Otherwise than Being (published in 1974) is a dense text. It is arguably Levinas's most abstract, and it is likely his most conceptually demanding. Severson devotes Chapter 7 to an exposition of this text's deepening of the concept of time. The focus is on the diachrony at play in language, speech, dialogue, and narration. He aims to clarify Levinas's bold claim that "ethics is first philosophy" as well as what it means to say that ethical obligation descends upon each one of us from a past that has never been present, from the diachronic time of the other. Can these claims be substantiated? Are they true? These are the questions I had going into the penultimate chapter of Severson's book. Unfortunately, I was left uncompelled. Severson recounts the main arguments of Otherwise than Being, with an ear to the temporal significance of these arguments. But his exposition is truncated in a way that his other chapters are not. Perhaps he moves too quickly through the material, or perhaps it is because he writes a little too closely to Levinas in passages like this:

And here we see that dialogue has a peculiar relationship with being. The word that I speak becomes a said, but as a said it contains an epiphany, a revelation of something that is prior to me. Levinas is driving a wedge of alterity into the very lapse between my words and the I who speaks them. The other is already there, in the diachrony that divides my speech between the saying and the said. The saying resists its synchronization, for it moves from behind and before the said and never becomes fully encapsulated in the said. (256)

Even if Severson retains some of the ambiguity of Levinas's language, it is likely attributable to the abstractness of Levinas's thinking in Otherwise than Being, not to a failure of communication on Severson's part. He remains fixated on his chief theme -- diachrony -- throughout the chapter and provides a more-than-challenging reading of Levinas's account of language and its debt to time. Even if I did not find this account compelling, I came away with a subtler understanding of how diachrony functions in Otherwise than Being.
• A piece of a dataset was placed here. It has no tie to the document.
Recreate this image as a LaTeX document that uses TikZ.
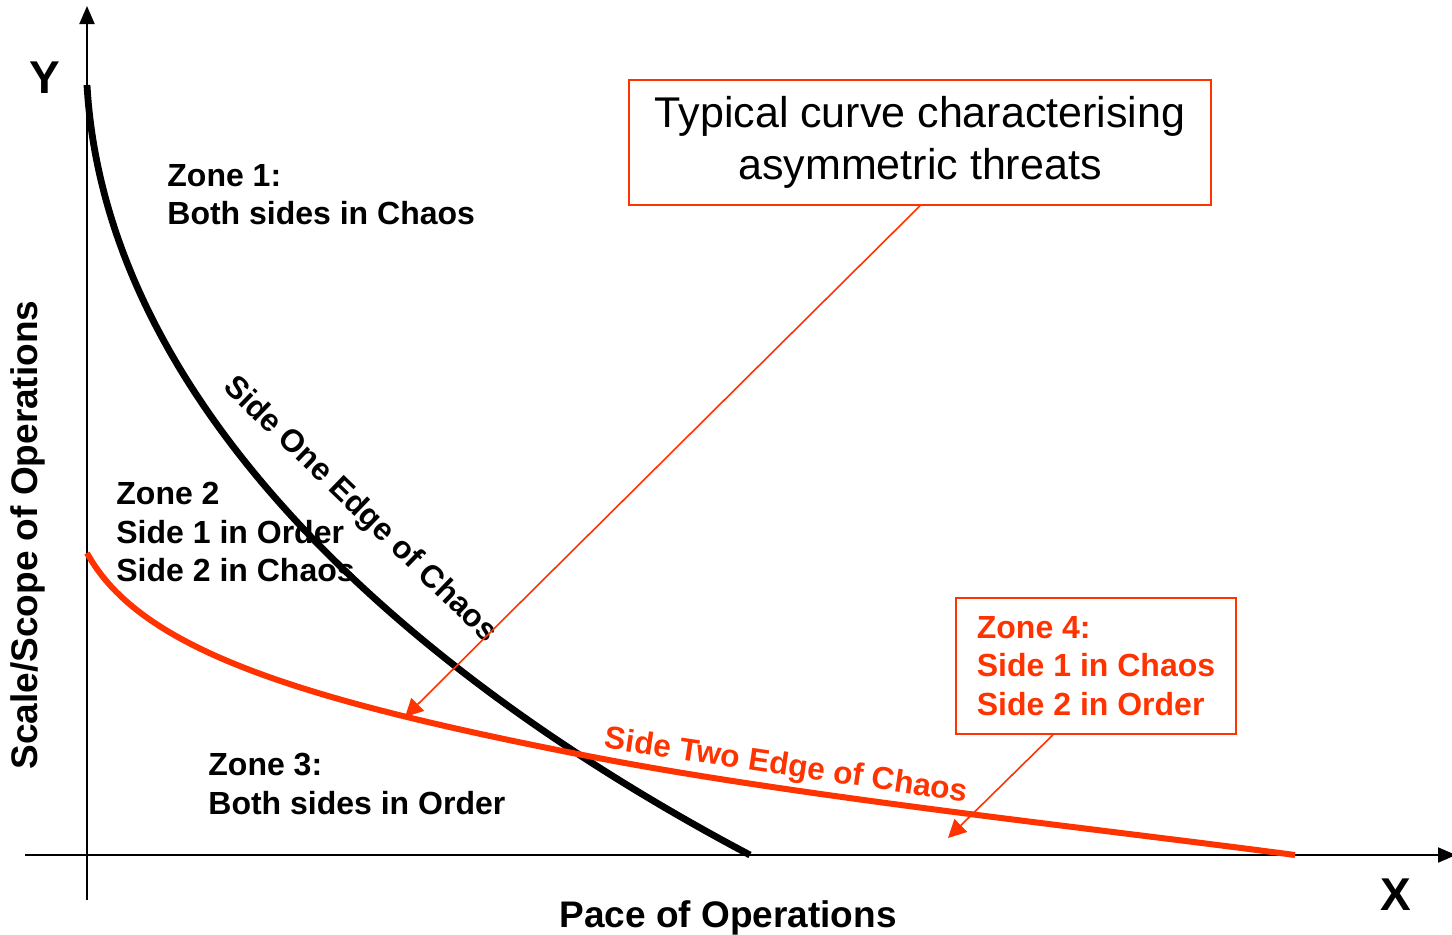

Severson is more than comfortable reading Levinas. His rendering of his technical language displays a comfort and familiarity with the texts. With the possible exception of his chapter on Otherwise than Being, this translates directly into a rewarding reading experience that does not sacrifice the difficulty of Levinas's thinking. He offers clear summaries of the thinkers Levinas is in dialogue with and ties each of the themes in his subtitle -- gift, responsibility, diachrony, hope -- to the philosophy of time. He includes a number of pleasantly surprising minor inquiries as well. Most significant among his accomplishments, Severson demonstrates the unity of Levinas's thinking about time, alterity, and ethics. He does so without assuming that his readers have mastered Levinas's vocabulary or style of argumentation, and he does so without ceremony or undue adulation. If at times it seems like Severson should engage with Levinas more critically, especially on questions of femininity, maternity, and gender, it is to his credit that he closes Levinas's Philosophy of Time by acknowledging the limits of his chronological study and outlining a program for future work on Levinas and time (270).